Tuesday, December 8, 2020

Praying to See

If the trouble is not that we are wicked in our hearts (and it's not), and if the trouble is not that God is somehow not good (He is good), that still leaves us with a rather large disconnect in prayer - where we pray for something that we believe is good and God-pleasing and God still doesn't give it to us. As we saw on Monday, the first step toward the good things of God is that we have to prepare the soil. We have to be at least preparing a place for the things we want to harvest; God isn't just going to plop some magical goodness right down in the middle of our depravity. 

But something else that's important - and I've said it before, but I'll say it again - is the way that we are praying. We have to be praying not for what we can see, but to see the way that God sees. We need to pray to have His eyes for the situation that is on our hearts. 

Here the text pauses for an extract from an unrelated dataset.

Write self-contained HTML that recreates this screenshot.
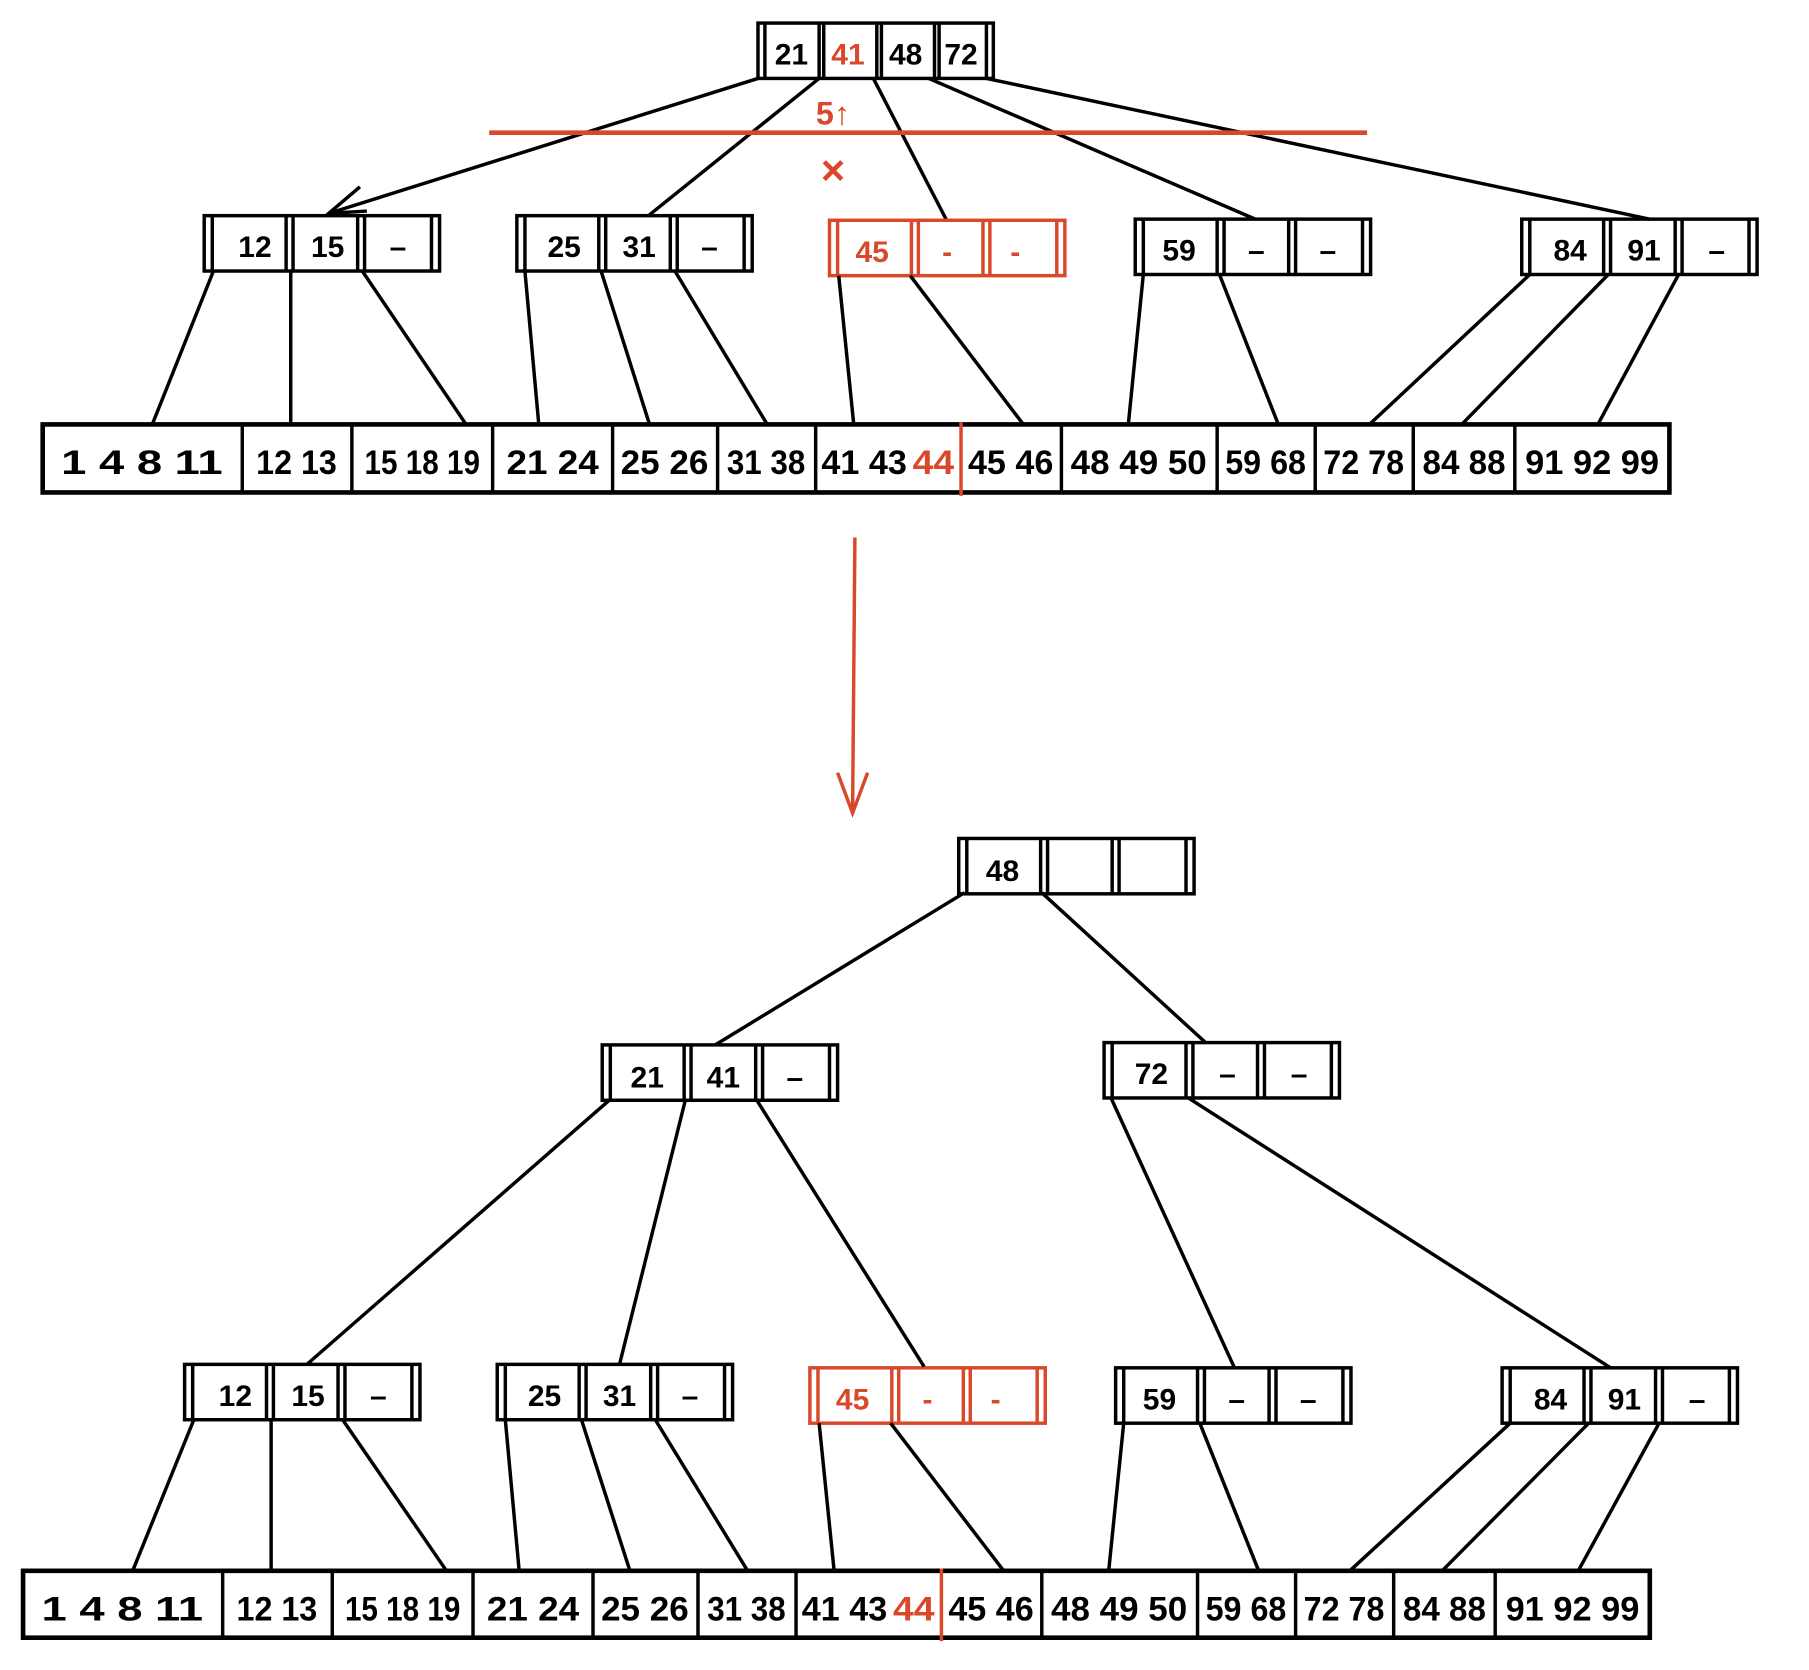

We know, at least we say that we know, that there are things at work in this world that we can't see. We know that there are powers at work in this world that we don't understand. We know that God is not the only force we have to reckon with, even if He is the greatest one. We know that for everything that we know, there are ten things that we don't know. And honestly, we don't even know that we know what we think we know because, well, we know that our own perspective is limited. 

With all of this knowing, doesn't it just make sense that our first prayer ought to always be for the things we don't yet know? Our first prayer ought to be for greater knowing, for greater understanding. Our first prayer ought to be to see the things that we don't see right now, to have the kind of vision for our situation that God has for it. 

If we don't, then of course we are not going to know what to pray. How could we? 

The greatest challenge that we face in prayer is that we too rarely start with asking for a bigger vision. We too rarely start with asking God how He sees things. We don't defer to God's wisdom, but rather, we try to put our wisdom on His heart. We try to tell Him what we see. We try to tell Him how we've worked out the math on this one. 

The greatest challenge that we face in prayer is that we too often talk too often and don't listen. We don't even ask God to speak; we just ask Him to move. We ask Him to heal us, love us, reward us, secure us, protect us, justify us, sanctify us, and promote us but we don't ask Him to teach us. We don't ask Him to expand our minds or our hearts, only to satisfy them. 

And then we blame God when He does something bigger than our small minds can fathom. We can't understand why He didn't see it our way, but we haven't asked to see it His. Though, we should. That should be the first thing we ask for. 

God, grant me the vision to see my life the way that You see it. Only then will my heart ever possibly understand all that You're doing in it.